Große Mehrheit der Ärzteschaft sieht Digitalisierung als Chance

Berlin – Mehr als drei Viertel der Ärzte in Deutschland (76 Prozent) sehen die Digitalisierung grundsätzlich als Chance für die Medizin – 2020 waren es noch 67 Prozent. Das sind die Ergebnisse einer Umfrage, die der Digitalverband Bitkom gemeinsam mit dem Hartmannbund durchgeführt hat. Demnach sind 64 Prozent der Befragten der Ansicht, digitale Technologien könnten die medizinische Versorgung grundsätzlich verbessern.
„Die positive Botschaft ist, dass über die Sektorengrenzen hinweg die überwiegende Zahl der Kolleginnen und Kollegen die Digitalisierung als Chance zur Verbesserung der Versorgung ihrer Patientinnen und Patienten begreifen. Die Akzeptanz ist in den vergangenen zwei Jahren deutlich gestiegen“, kommentierte Klaus Reinhardt, Vorsitzender des Hartmannbundes, die Ergebnisse der Umfrage.
Bezüglich des von 78 Prozent der Befragten beklagten Rückstands bei der Digitalisierung des Gesundheitssystems verwies Reinhardt auf eine „übermäßige Regulierung und Fragmentierung“ in Deutschland. Dies stehe dem weiteren digitalen Ausbau im Weg.
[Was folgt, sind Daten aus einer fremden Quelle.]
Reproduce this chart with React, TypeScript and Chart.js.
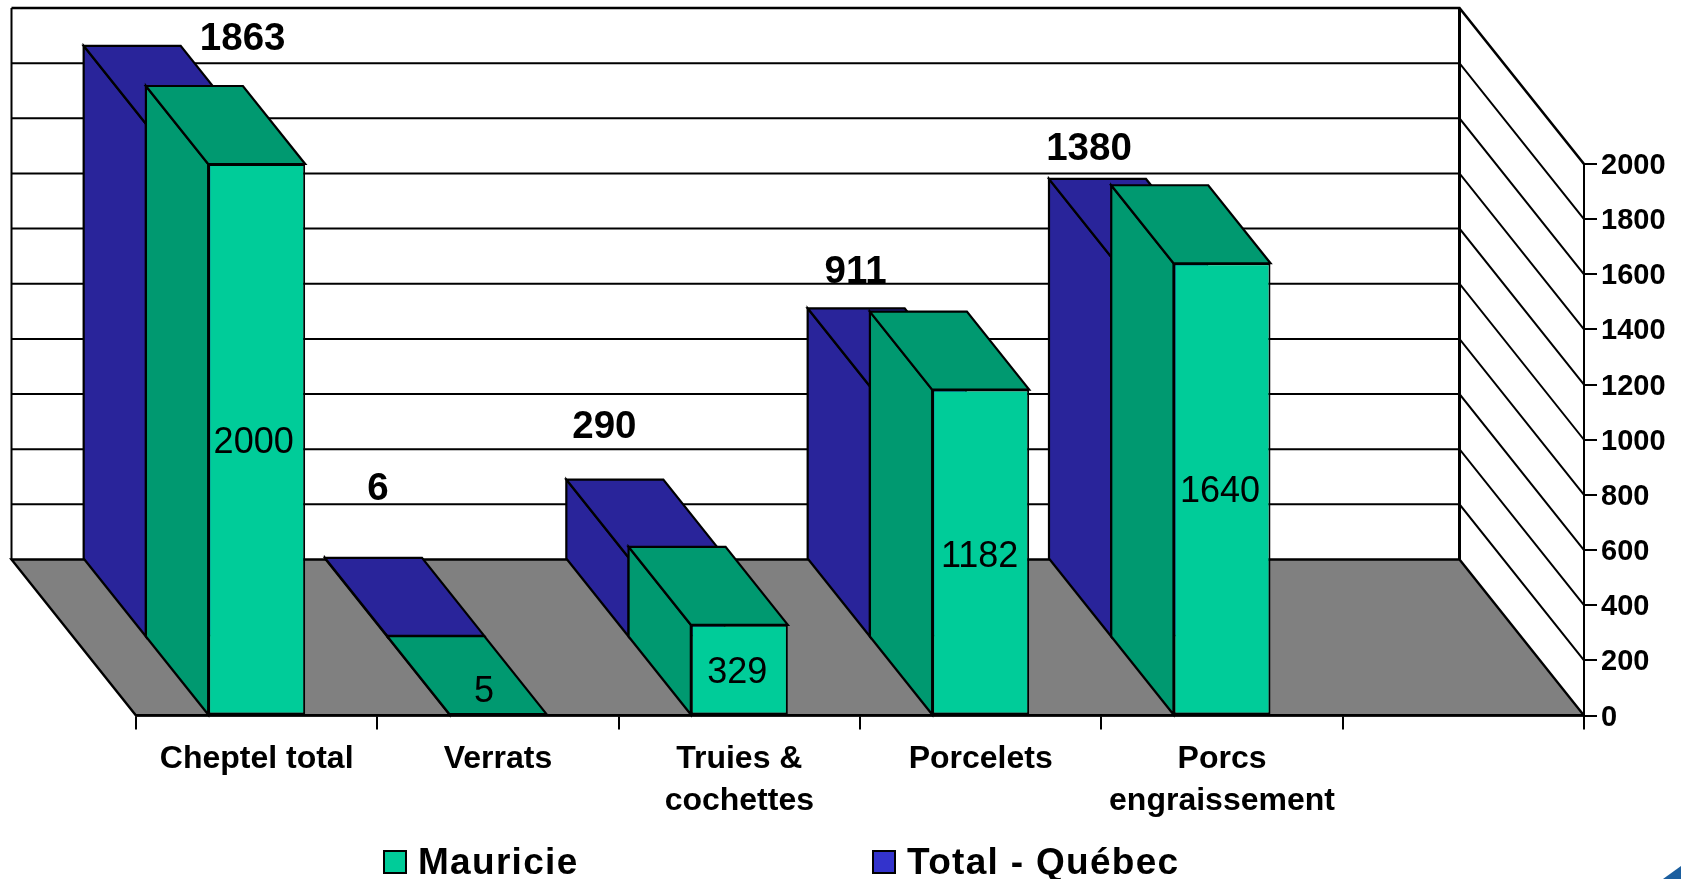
import React, { useEffect, useRef } from "react";
import { Chart, registerables } from "chart.js";

Chart.register(...registerables);

const categories: (string | string[])[] = [
  "Cheptel total",
  "Verrats",
  ["Truies &", "cochettes"],
  "Porcelets",
  ["Porcs", "engraissement"],
  "",
];
const mauricie = [2000, 5, 329, 1182, 1640, null];
const quebec = [1863, 6, 290, 911, 1380, null];
const seriesNames = ["Mauricie", "Total - Québec"];

// label nudges, in pixels, from each label's default place
const quebecLabelPlace: [number, number][] = [
  [-14, -6], [-120, -68], [-135, -52], [-125, -36], [-133, -30],
];
const mauricieLabelPlace: [number, number][] = [
  [-3, 4], [-14, -22], [-2, 3.5], [-1, 5], [-2, 3.5],
];

const FONT = '"Liberation Sans", Arial, sans-serif';
const DEPTH_X = 62.25;
const DEPTH_Y = 78;
const BLACK = "#000000";
const GREEN = "#00CC99";
const GREEN_DARK = "#009970";
const BLUE = "#3333CC";
const BLUE_DARK = "#29249A";
const FLOOR = "#808080";

const poly = (ctx: CanvasRenderingContext2D, pts: number[][], fill: string | null, lw = 2.2) => {
  ctx.beginPath();
  pts.forEach((p, i) => (i ? ctx.lineTo(p[0], p[1]) : ctx.moveTo(p[0], p[1])));
  ctx.closePath();
  if (fill) {
    ctx.fillStyle = fill;
    ctx.fill();
  }
  ctx.lineWidth = lw;
  ctx.strokeStyle = BLACK;
  ctx.lineJoin = "miter";
  ctx.stroke();
};

const line = (ctx: CanvasRenderingContext2D, pts: number[][], lw: number) => {
  ctx.beginPath();
  pts.forEach((p, i) => (i ? ctx.lineTo(p[0], p[1]) : ctx.moveTo(p[0], p[1])));
  ctx.lineWidth = lw;
  ctx.strokeStyle = BLACK;
  ctx.stroke();
};

const walls = {
  id: "walls",
  beforeDraw(chart: any) {
    const { ctx, chartArea: a, scales } = chart;
    const y = scales.y;
    const bx = 2 * DEPTH_X;
    const by = 2 * DEPTH_Y;
    ctx.save();
    ctx.fillStyle = "#ffffff";
    ctx.fillRect(0, 0, chart.width, chart.height);
    y.ticks.forEach((t: any) => {
      const py = y.getPixelForValue(t.value);
      if (t.value === 0) return;
      const top = t.value === y.max;
      line(ctx, [[a.left - bx, py - by], [a.right - bx, py - by], [a.right, py]], top ? 2.6 : 2);
    });
    const y0 = y.getPixelForValue(0);
    poly(ctx, [[a.left, y0], [a.right, y0], [a.right - bx, y0 - by], [a.left - bx, y0 - by]], FLOOR, 2.4);
    line(ctx, [[a.left - bx, a.top - by], [a.left - bx, y0 - by]], 2);
    line(ctx, [[a.right - bx, a.top - by], [a.right - bx, y0 - by]], 3);

    // corner of the slide's decoration, bottom right
    ctx.beginPath();
    ctx.moveTo(1663, 879);
    ctx.lineTo(1681, 866);
    ctx.lineTo(1681, 879);
    ctx.closePath();
    ctx.fillStyle = "#1B5E9E";
    ctx.fill();
    ctx.restore();

    // y tick labels sit 2px under their ticks in the reference
    y.getLabelItems().forEach((item: any) => {
      if (!item.__moved) {
        item.options.translation[1] += 2;
        item.__moved = true;
      }
    });
  },
};

const depthFaces = {
  id: "depthFaces",
  beforeDatasetDraw(chart: any, args: any) {
    const { ctx } = chart;
    const shift = args.index === 1 ? 1 : 0;
    const dark = args.index === 1 ? BLUE_DARK : GREEN_DARK;
    const values = chart.data.datasets[args.index].data;
    ctx.save();
    ctx.translate(-shift * DEPTH_X, -shift * DEPTH_Y);
    args.meta.data.forEach((el: any, i: number) => {
      if (values[i] == null) return;
      const l = el.x - el.width / 2;
      const r = el.x + el.width / 2;
      poly(ctx, [[l, el.base], [l, el.y], [l - DEPTH_X, el.y - DEPTH_Y], [l - DEPTH_X, el.base - DEPTH_Y]], dark);
      poly(ctx, [[l, el.y], [r, el.y], [r - DEPTH_X, el.y - DEPTH_Y], [l - DEPTH_X, el.y - DEPTH_Y]], dark);
    });
  },
  afterDatasetDraw(chart: any) {
    chart.ctx.restore();
  },
};

const labelsAndLegend = {
  id: "labelsAndLegend",
  afterDatasetsDraw(chart: any) {
    const { ctx } = chart;
    ctx.save();
    ctx.textAlign = "center";
    ctx.textBaseline = "middle";
    ctx.fillStyle = BLACK;

    ctx.font = `36px ${FONT}`;
    chart.getDatasetMeta(0).data.forEach((el: any, i: number) => {
      const v = mauricie[i];
      if (v == null) return;
      const n = mauricieLabelPlace[i];
      ctx.fillText(String(v), el.x + n[0], (el.y + el.base) / 2 + n[1]);
    });

    ctx.font = `bold 38.5px ${FONT}`;
    chart.getDatasetMeta(1).data.forEach((el: any, i: number) => {
      const v = quebec[i];
      if (v == null) return;
      const n = quebecLabelPlace[i];
      ctx.fillText(String(v), el.x + n[0], el.y - 2 * DEPTH_Y + n[1]);
    });

    // legend
    ctx.textAlign = "left";
    ctx.textBaseline = "alphabetic";
    ctx.font = `bold 37px ${FONT}`;
    (ctx as any).letterSpacing = "1.3px";
    const items = [
      { box: 384, text: 418, color: GREEN },
      { box: 873, text: 907, color: BLUE },
    ];
    items.forEach((it, i) => {
      ctx.fillStyle = it.color;
      ctx.strokeStyle = BLACK;
      ctx.lineWidth = 2;
      ctx.fillRect(it.box, 851, 22, 22);
      ctx.strokeRect(it.box, 851, 22, 22);
      ctx.fillStyle = BLACK;
      ctx.fillText(seriesNames[i], it.text, 874);
    });
    ctx.restore();
  },
};

export default function App() {
  const ref = useRef<HTMLCanvasElement>(null);
  useEffect(() => {
    if (!ref.current) return;
    const common = {
      categoryPercentage: 1,
      barPercentage: 0.402,
      grouped: false,
      borderColor: BLACK,
      borderWidth: 2,
      borderSkipped: false,
      clip: false,
    };
    const chart = new Chart(ref.current, {
      type: "bar",
      data: {
        labels: categories as any,
        datasets: [
          { label: seriesNames[0], data: mauricie, backgroundColor: GREEN, ...common },
          { label: seriesNames[1], data: quebec, backgroundColor: BLUE, ...common },
        ] as any,
      },
      options: {
        responsive: false,
        animation: false,
        events: [],
        layout: { padding: { left: 136, top: 164, right: 0, bottom: 0 } },
        plugins: { legend: { display: false }, tooltip: { enabled: false }, title: { display: false } },
        scales: {
          x: {
            grid: { drawOnChartArea: false, drawTicks: true, tickLength: 14, color: BLACK, lineWidth: 2 },
            border: { color: BLACK, width: 2.4 },
            ticks: {
              color: BLACK,
              maxRotation: 0,
              autoSkip: false,
              padding: 9,
              font: { family: FONT, size: 32, weight: "bold", lineHeight: 1.31 },
            },
            afterFit: (s: any) => {
              s.height = 163.5;
            },
          },
          y: {
            position: "right",
            min: 0,
            max: 2000,
            grid: { drawOnChartArea: false, drawTicks: true, tickLength: 13, color: BLACK, lineWidth: 2 },
            border: { color: BLACK, width: 2 },
            ticks: {
              stepSize: 200,
              color: BLACK,
              padding: 4,
              callback: (v: any) => String(v),
              font: { family: FONT, size: 29, weight: "bold" },
            },
            afterFit: (s: any) => {
              s.width = 97;
            },
          },
        },
      } as any,
      plugins: [walls, depthFaces, labelsAndLegend],
    });
    return () => chart.destroy();
  }, []);
  return (
    <div style={{ position: "absolute", left: 0, top: 0, width: 1681, height: 879, overflow: "hidden" }}>
      <canvas ref={ref} width={1681} height={879} style={{ display: "block" }} />
    </div>
  );
}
So bräuchten Anwendungen entweder zu lange bis zur Marktreife oder würden zu früh eingeführt, zudem würden zu strenge Datenschutzvorgaben die Weiterentwicklung erschweren. „Leider fehlt es hier an Zielgenauigkeit – digitale Angebote müssen zudem konsequenter am Nutzen beziehungsweise an den Interessen von Patienten und Ärzten ausgerichtet sein. Das sollte die oberste Priorität sein“, betonte der Hartmannbund-Vorsitzende.
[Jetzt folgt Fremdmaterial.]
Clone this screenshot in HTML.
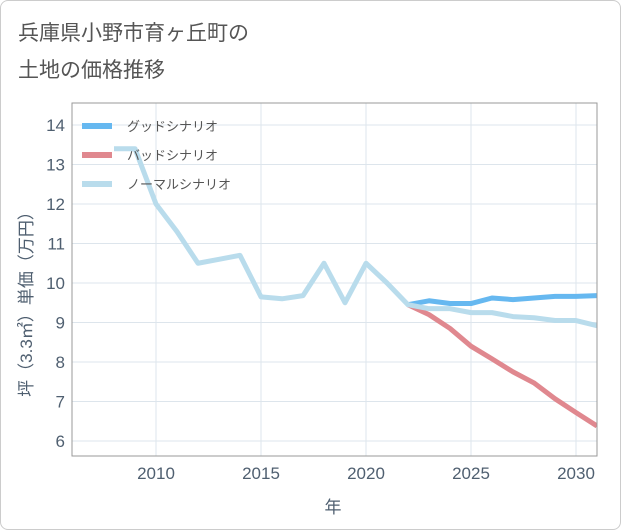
<!DOCTYPE html>
<html><head><meta charset="utf-8"><style>
body{margin:0;background:#fff;font-family:"Liberation Sans","Noto Sans CJK JP",sans-serif}
#card{position:absolute;left:0;top:0;width:619px;height:528px;border:1px solid #ccc;border-radius:8px;background:#fff}
</style></head><body>
<div id="card">
<svg id="svg" width="621" height="530" style="position:absolute;left:-1px;top:-1px">
<text x="18" y="40" font-size="21" fill="#555">兵庫県小野市育ヶ丘町の</text>
<text x="18" y="77" font-size="21" fill="#555">土地の価格推移</text>
<g id="grid"></g><g id="series"></g><g id="axes"></g>
</svg></div>
<script>
const years=[2008,2009,2010,2011,2012,2013,2014,2015,2016,2017,2018,2019,2020,2021,2022,2023,2024,2025,2026,2027,2028,2029,2030,2031];
const normal=[13.4,13.4,12.0,11.3,10.5,10.6,10.7,9.65,9.6,9.68,10.5,9.5,10.5,10.0,9.45,9.35,9.35,9.25,9.25,9.15,9.12,9.05,9.05,8.92];
const fyears=[2022,2023,2024,2025,2026,2027,2028,2029,2030,2031];
const good=[9.45,9.55,9.48,9.48,9.62,9.58,9.62,9.66,9.66,9.68];
const bad=[9.45,9.2,8.85,8.4,8.08,7.75,7.47,7.07,6.72,6.38];
const xticks=[2010,2015,2020,2025,2030];
const yticks=[6,7,8,9,10,11,12,13,14];
const L=72,R=597,T=103,B=456;
const X=v=>L+(v-2006)*(R-L)/25;
const Y=v=>441-(v-6)*39.5;
const ns="http://www.w3.org/2000/svg";
const TC='#4f5f70';
function mk(p,t,a){const e=document.createElementNS(ns,t);for(const k in a)e.setAttribute(k,a[k]);p.appendChild(e);return e;}
const g=document.getElementById('grid'),s=document.getElementById('series'),ax=document.getElementById('axes');
xticks.forEach(v=>{const l=mk(g,'line',{x1:X(v),x2:X(v),y1:T,y2:B,stroke:'#dde5ec'});

const t=mk(ax,'text',{x:X(v),y:479,'text-anchor':'middle','font-size':17,fill:TC});t.textContent=v;
});
yticks.forEach(v=>{const l=mk(g,'line',{x1:L,x2:R,y1:Y(v),y2:Y(v),stroke:'#dde5ec'});

const t=mk(ax,'text',{x:65,y:Y(v)+6,'text-anchor':'end','font-size':17,fill:TC});t.textContent=v;
});
const fr=mk(ax,'rect',{x:L,y:T,width:R-L,height:B-T,fill:'none',stroke:'#999'});

const defs=mk(s,'clipPath',{id:'cp'});mk(defs,'rect',{x:L,y:T,width:R-L,height:B-T});
function line(xs,ys,c,name){const p=mk(s,'polyline',{points:xs.map((x,i)=>X(x)+','+Y(ys[i])).join(' '),fill:'none',stroke:c,'stroke-width':5,'stroke-linejoin':'round','clip-path':'url(#cp)'});
}
line(fyears,bad,'#e0888f','bad-scenario-line');
line(fyears,good,'#66b8f0','good-scenario-line');
line(years,normal,'#b9dcec','normal-scenario-line');
const leg=[['グッドシナリオ','#66b8f0'],['バッドシナリオ','#e0888f'],['ノーマルシナリオ','#b9dcec']];
leg.forEach((d,i)=>{const y=126+i*29;
const r=mk(ax,'line',{x1:82,x2:112,y1:y,y2:y,stroke:d[1],'stroke-width':6});

const t=mk(ax,'text',{x:127,y:y+5,'font-size':13,fill:'#555'});t.textContent=d[0];
});
const xt=mk(ax,'text',{x:333,y:513,'text-anchor':'middle','font-size':17,fill:TC});xt.textContent='年';

const yt=mk(ax,'text',{x:0,y:0,'text-anchor':'middle','font-size':17,fill:TC,transform:'translate(32,300) rotate(-90)'});yt.textContent='坪（3.3㎡）単価（万円）';

</script></body></html>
Die Art der ärztlichen Tätigkeit präge die Einschätzung von Digitalisierung, hier zeigten sich Unterschiede. Die Nutzung digitaler Angebote in der Niederlassung sei derzeit noch zurückhaltender. „Von einer Spaltung der Ärzteschaft zu sprechen, wäre falsch. In Praxen und Kliniken haben die Kolleginnen und Kollegen mit unterschiedlichen Herausforderungen zu kämpfen“, so Reinhardt.
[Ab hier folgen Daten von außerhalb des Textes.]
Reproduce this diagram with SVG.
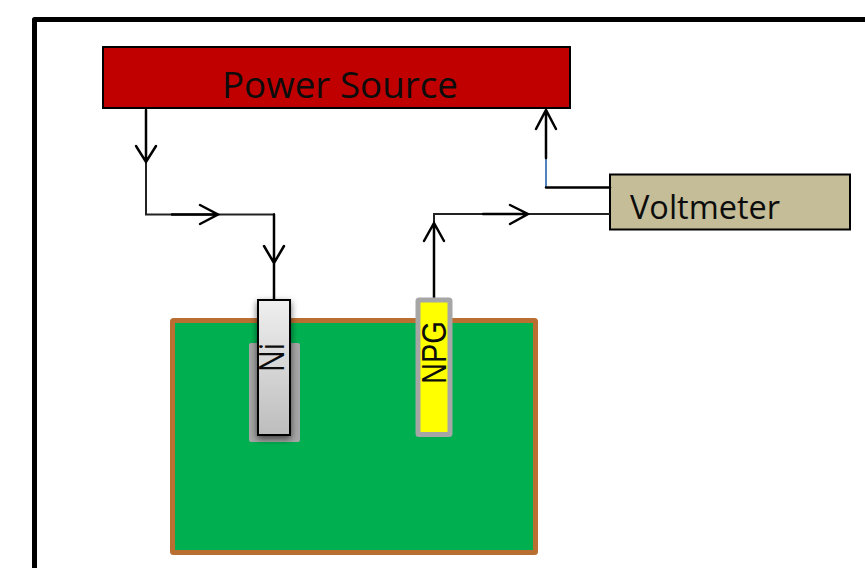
<svg xmlns="http://www.w3.org/2000/svg" width="865" height="568" viewBox="0 0 865 568">
<style>
.lbl{font-family:"Open Sans","Noto Sans",sans-serif;fill:#0c0c0c}
.wire{fill:none;stroke:#222;stroke-width:2;stroke-linejoin:miter}
.thick{fill:none;stroke:#000;stroke-width:2.500;stroke-linecap:round;stroke-linejoin:miter}
.box{stroke:#000;stroke-width:2}
</style>
<defs>
<linearGradient id="niFill" x1="0" y1="0" x2="0" y2="1"><stop offset="0" stop-color="#efefef"/><stop offset="1" stop-color="#bdbdbd"/></linearGradient>
<filter id="shadow" x="-40%" y="-10%" width="180%" height="125%"><feDropShadow dx="0" dy="3" stdDeviation="3.500" flood-color="#000" flood-opacity="0.6"/></filter>
</defs>
<rect width="865" height="568" fill="#fff"/>
<path id="frame" d="M34.500 572V19.500H870" fill="none" stroke="#000" stroke-width="5" stroke-linejoin="round"/>
<g id="power-source">
<rect class="box" x="103" y="47" width="467" height="61" fill="#c00000"/>
<text class="lbl" x="222" y="97.500" font-size="36.500" textLength="236" lengthAdjust="spacingAndGlyphs">Power Source</text>
</g>
<g id="voltmeter">
<rect class="box" x="610" y="174.500" width="240" height="55" fill="#c4bd97"/>
<text class="lbl" x="630" y="219" font-size="32.500" textLength="150" lengthAdjust="spacingAndGlyphs">Voltmeter</text>
</g>
<g id="electrolyte">
<rect x="172.500" y="320.500" width="363" height="232" rx="1" fill="#00b050" stroke="#b96f32" stroke-width="5"/>
</g>
<g id="connectors">
<path class="wire" d="M146 110V214.500H274V300"/>
<path class="wire" d="M434 300V214H610"/>
<path d="M546 158V187.500" fill="none" stroke="#3f74b5" stroke-width="1.800"/>
<path class="thick" d="M146 110V162M136 146L146 162L156 146"/>
<path class="thick" d="M172 214.500H218M200 205L218 214.500L200 224"/>
<path class="thick" d="M274 214.500V263M264 246L274 263L284 246M274 263V299"/>
<path class="thick" d="M546 158V110M536 129L546 110L556 129"/>
<path class="thick" d="M546 187.500H610"/>
<path class="thick" d="M483 214H528M510 205L528 214L510 224"/>
<path class="thick" d="M434 298V270M434 270V223M424 241L434 223L444 241"/>
</g>
<g id="ni-electrode">
<rect x="249" y="343" width="51" height="99" rx="2" fill="#a6a6a6"/>
<rect class="box" x="258" y="300" width="32" height="135" fill="url(#niFill)" filter="url(#shadow)"/>
<text class="lbl" transform="translate(284 372) rotate(-90) scale(1 1.1)" font-size="32" textLength="29" lengthAdjust="spacingAndGlyphs">Ni</text>
</g>
<g id="npg-electrode">
<rect x="418" y="300" width="32" height="134.500" rx="1" fill="#ffff00" stroke="#a6a6a6" stroke-width="5"/>
<text transform="translate(446 384) rotate(-90) scale(1 1.22)" font-family="'Liberation Sans',Arial,sans-serif" font-size="29" fill="#0c0c0c">NPG</text>
</g>
</svg>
Die Mediziner in den Krankenhäusern müssten sich nicht mit der Bereitstellung und Instandhaltung der IT auseinandersetzen. Probleme fokussierten sich in der mangelhaften Kompatibilität der Anwendungen oder der Notwendigkeit von Doppeldokumentationen.
Praxisinhaber müssten hingegen die technischen Voraussetzungen selbst schaffen und auf neuestem Stand halten, hinzu kämen nicht abgedeckte Beratungsleistungen – etwa im Zusammenhang mit elektronischen Patientenakten (ePA).
„Die Ärztinnen und Ärzten betrachten die Digitalisierung als großen Mehrwert in der Versorgung. Allerdings müssen die medizinischen, administrativen und wirtschaftlichen Voraussetzungen stimmen. Die Grundlagen dafür können nur von Politik, Ärzteschaft und der Industrie gemeinsam gelegt werden. Hier muss deutlich nachjustiert werden“, sagte Reinhardt.
Der im Vergleich mit anderen Ländern zu verzeichnende Rückstand bei der Digitalisierung im Gesundheitswesen liegt nach Ansicht von 91 Prozent der befragten Ärzte an der Komplexität des Gesundheitssystems.
Eine mangelnde Marktreife der digitalen Anwendungen beklagten 80 Prozent. Weitere Hürden werden in zu strenger Auslegung des Datenschutzes (69 Prozent) sowie des hohen Aufwands für IT-Sicherheit (75 Prozent) gesehen – 66 Prozent verwiesen zudem auf die hohen finanziellen Kosten.